Except as described herein, the Sponsor and the Company’s directors and officers have agreed not to transfer, assign or sell their Founder Shares until the earliest of (A) one year after the completion of an initial Business Combination and (B) subsequent to the initial Business Combination, (x) if the closing price of the Company’s Class A ordinary shares equals or exceeds $12.00 per share (as adjusted for share splits, share capitalizations, reorganizations, recapitalizations and the like) for any 20 trading days within any 30 -trading day period commencing at least 150 days after an initial Business Combination, or (y) the date on which the Company completes a liquidation, merger, share exchange or other similar transaction that results in all of the Company’s public shareholders having the right to exchange their ordinary shares for cash, securities or other property. Any permitted transferees will be subject to the same restrictions and other agreements of the Sponsor with respect to any Founder Shares. Such transfer restrictions are referred to as the lock-up.

 

Underwriting Agreement

 

The underwriters are entitled to deferred underwriting commissions of $0.40 per Unit on the 23,000,000 Units issued in the base offering and $0.60 per Unit on the 3,450,000 overallotment Units for a total of $11,270,000. The deferred underwriting commissions will become payable to the underwriters from the amounts held in the Trust Account solely in the event that the Company completes an initial Business Combination, subject to the terms of the underwriting agreement entered into in connection with the IPO.

 

On March 1, 2023, the Company entered into an amendment to the underwriting agreement relating to its IPO where the underwriters have agreed to reduce the commission payable from $11,270,000 to $5,640,000 upon the closing of the proposed Business Combination and the forfeiture of 3,306,250 Founder Shares to the Company.
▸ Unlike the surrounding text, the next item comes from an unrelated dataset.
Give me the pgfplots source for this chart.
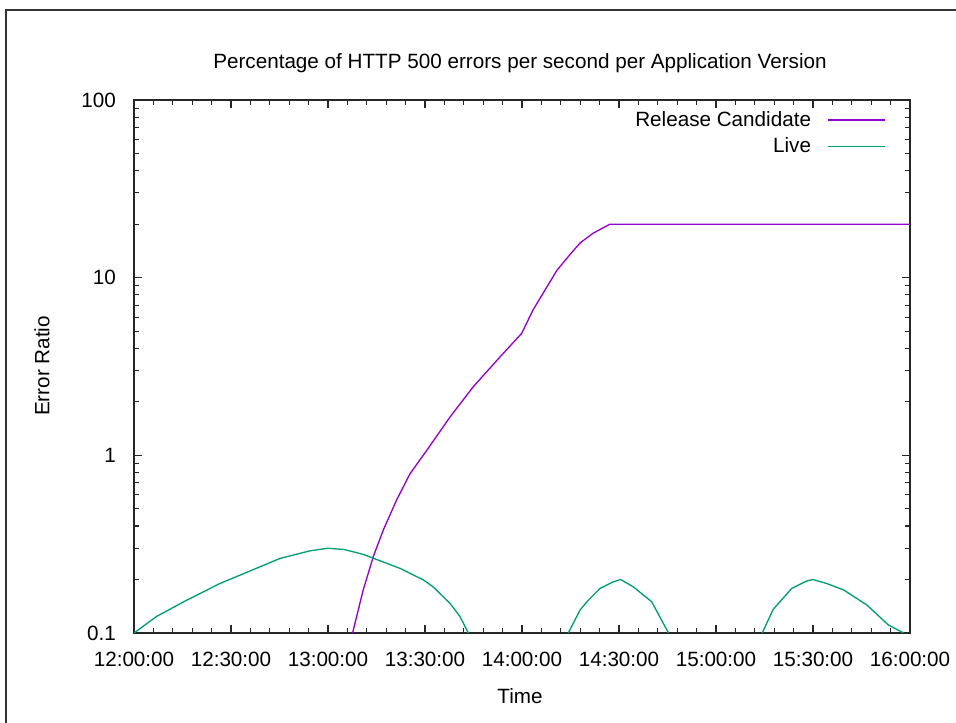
\documentclass[border=0pt]{standalone}
\usepackage{fontspec}
\setmainfont{Liberation Sans}
\usepackage{pgfplots}
\pgfplotsset{compat=1.18}
\definecolor{rc}{HTML}{9400D3}
\definecolor{live}{HTML}{009E73}
\begin{document}
\begin{tikzpicture}[font=\fontsize{15.5}{18}\selectfont]
\useasboundingbox (0,0) rectangle (717pt,542.25pt);
\draw[line width=0.9pt,black!80] (4.5pt,0) -- (4.5pt,534.75pt) -- (717pt,534.75pt);
\node at (390pt,495pt) {Percentage of HTTP 500 errors per second per Application Version};
\node at (390pt,20.25pt) {Time};
\node[rotate=90] at (31.5pt,267.75pt) {Error Ratio};
\begin{axis}[
  at={(100.5pt,67.5pt)}, anchor=south west,
  scale only axis, width=582pt, height=399.75pt,
  xmin=0, xmax=240, ymode=log, ymin=0.1, ymax=100,
  xtick={0,30,...,240},
  xticklabels={12:00:00,12:30:00,13:00:00,13:30:00,14:00:00,14:30:00,15:00:00,15:30:00,16:00:00},
  minor x tick num=4,
  ytick={0.1,1,10,100}, yticklabels={0.1,1,10,100},
  tick align=inside, major tick length=6pt, minor tick length=3.5pt,
  axis line style={line width=0.9pt,black!85},
  every tick/.style={line width=0.8pt,black!85},
  xticklabel style={yshift=-11pt},
  yticklabel style={xshift=-10pt},
  unbounded coords=jump,
  legend cell align=right, legend plot pos=right,
  legend image code/.code={\path (0pt,0pt); \draw[#1] (10pt,0pt) -- (53pt,0pt);},
  legend style={draw=none, fill=none, at={(1,1)}, anchor=north east, xshift=-15pt, yshift=-4.5pt,
     row sep=3pt, font=\fontsize{15.5}{18}\selectfont},
]
\addplot[rc, line width=1pt] coordinates {
(67.6,0.1) (70.9,0.175) (74,0.269) (77.1,0.38) (81.2,0.56) (85.4,0.79) (90.6,1.07) (97.7,1.64) (104.9,2.43) (113.2,3.58) (119.9,4.86) (123.4,6.58) (130.8,11.0) (135,13.6) (138,15.7) (142,17.8) (147.2,20) (240,20)
};
\addlegendentry{Release Candidate}
\addplot[live, line width=1pt] coordinates {
(0,0.1) (7,0.124) (16.3,0.153) (26.6,0.19) (39,0.236) (45.2,0.263) (54.4,0.29) (60,0.3) (65,0.295) (70.9,0.277) (82.3,0.231) (89.5,0.199) (92.5,0.182) (97.7,0.147) (100.8,0.124) (103.4,0.1)
(120,nan)
(134.3,0.1) (138,0.135) (140.5,0.153) (144.1,0.178) (148.2,0.194) (150.5,0.2) (154.4,0.182) (160.1,0.15) (165.3,0.1)
(180,nan)
(194.3,0.1) (197.7,0.136) (203.4,0.178) (208,0.196) (210,0.2) (214.2,0.19) (219.4,0.175) (226.6,0.144) (233.3,0.111) (238,0.1)
};
\addlegendentry{Live}
\end{axis}
\end{tikzpicture}
\end{document}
Upon the Closing, the deferred underwriting commissions will be paid to the underwriters as follows based on the percentage of redemptions of Class A ordinary shares by public shareholders: (1) 80% or more redemptions: $3,000,000 in cash and $2,640,000 in Class A ordinary shares (at $10 per share), (2) 70% or more, but less than 80% redemptions: $3,880,000 in cash and $1,760,000 in Class A ordinary shares (at $10 per share), (3) 60% or more, but less than 70% redemptions: $4,760,000 in cash and $880,000 in Class A ordinary shares (at $10 per share), and (4) less than 60% redemptions: $5,640,000 in cash and $0 in Class A ordinary shares.